In afwachting van de Europese besluitvorming staat het individuele genees-middelenautoriteiten van de lidstaten vrij om na melding aan het Europees Geneesmiddelenbureau tijdelijke maatregelen te treffen, zoals het uit de handel halen en het verbieden van het gebruik van het middel.

Op dit moment is het geneesmiddel Diane-35 in alle lidstaten van de EU nog in de handel, ook in Frankrijk. Het CBG vindt het vooralsnog niet aangewezen om de handelsvergunning voor het geneesmiddel Diane-35 in Nederland tijdelijk te schorsen. Dit hangt samen met het advies van het Europees Geneesmiddelenbureau aan gebruikers om in afwachting van de uitkomst van de Unie-Spoedprocedure niet te stoppen met het middel.

In Nederland heeft het CBG opgeroepen vermoedelijke bijwerkingen te melden bij Lareb. Het CBG is in Nederland verantwoordelijk voor de toelating en het eventueel schorsen van de handelsvergunning van geneesmiddelen.

Alle meldingen worden thans nader onderzocht. Dat geldt voor de meldingen waarover ik heb gesproken in mijn antwoorden op de Kamervragen van 1 maart jl. en voor alle andere meldingen die tot op heden zijn binnengekomen. Ik wijs er op dat de meldingen vooralsnog met enige voorzichtigheid dienen te worden bezien. Onderzoek zal moeten aantonen welk oorzakelijk verband bestaat tussen het gemelde en het geneesmiddel Diane-35.

Het CBG zal een inhoudelijke reactie geven op de elf meldingen van sterfgevallen die tot dusver zijn gedaan. Het CBG benadrukt dat Diane-35 is bedoeld voor de behandeling van acne, lichte overbeharing en een vette huid bij vrouwen in de vruchtbare leeftijd, voor zover een arts vindt dat behandeling met hormonen noodzakelijk is. Er wordt aangeraden de behandeling te stoppen 3 à 4 maanden nádat de huidaandoening waarvoor Diane-35 werd voorgeschreven is verdwenen.

Verder ontraadt het CBG artsen om Diane-35 op dit moment voor te schrijven aan nieuwe patiënten.

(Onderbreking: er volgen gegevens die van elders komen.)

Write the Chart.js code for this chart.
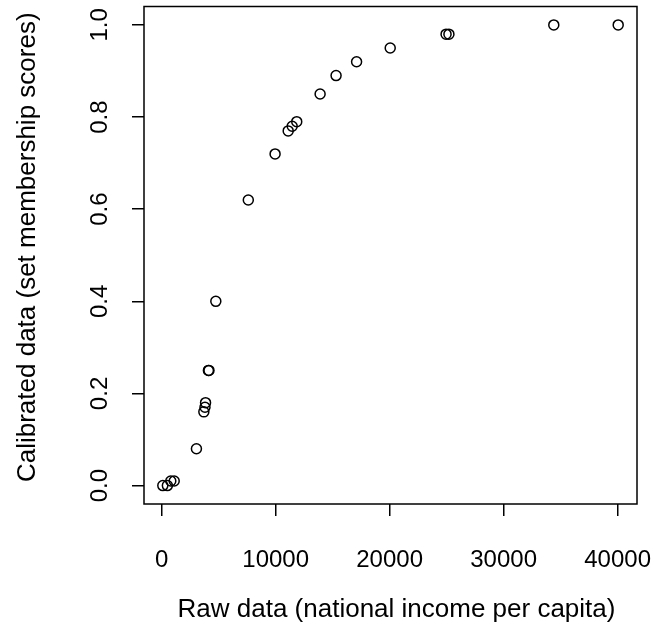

Ik hoop dat het onderzoek naar de meldingen van sterfgevallen snel kan worden afgerond en dat de vragen van patiënten en nabestaanden goed kunnen worden beantwoord.

Daarnaast is het wenselijk dat zo snel als verantwoord is een definitieve beslissing wordt genomen over het wel of niet schorsen van de handelsvergunning van het geneesmiddel Diane-35 en generieke varianten daarvan, dan wel over het treffen van andere maatregelen.

Ik zal met CBG en Lareb zodanige afspraken maken dat in een dergelijke gevoelige zaak een continue informatiestroom tussen Lareb, CBG en het ministerie van VWS wordt gewaarborgd.

De minister van Volksgezondheid, Welzijn en Sport, E.I. Schippers


X Noot
1

Vragen van het Kamerlid Van Gerven over het bericht dat het College ter Beoordeling van Geneesmiddelen gaat overleggen met de Franse geneesmiddelentoezichthouder en 26 andere toezichthouders (Aanhangsel Handelingen II 2012/13, nr. 1502).

X Noot
2

Vragen van het Kamerlid Klever (PVV) over de Diane-35 pil (Aanhangsel Handelingen II 2012/13, nr. 1484).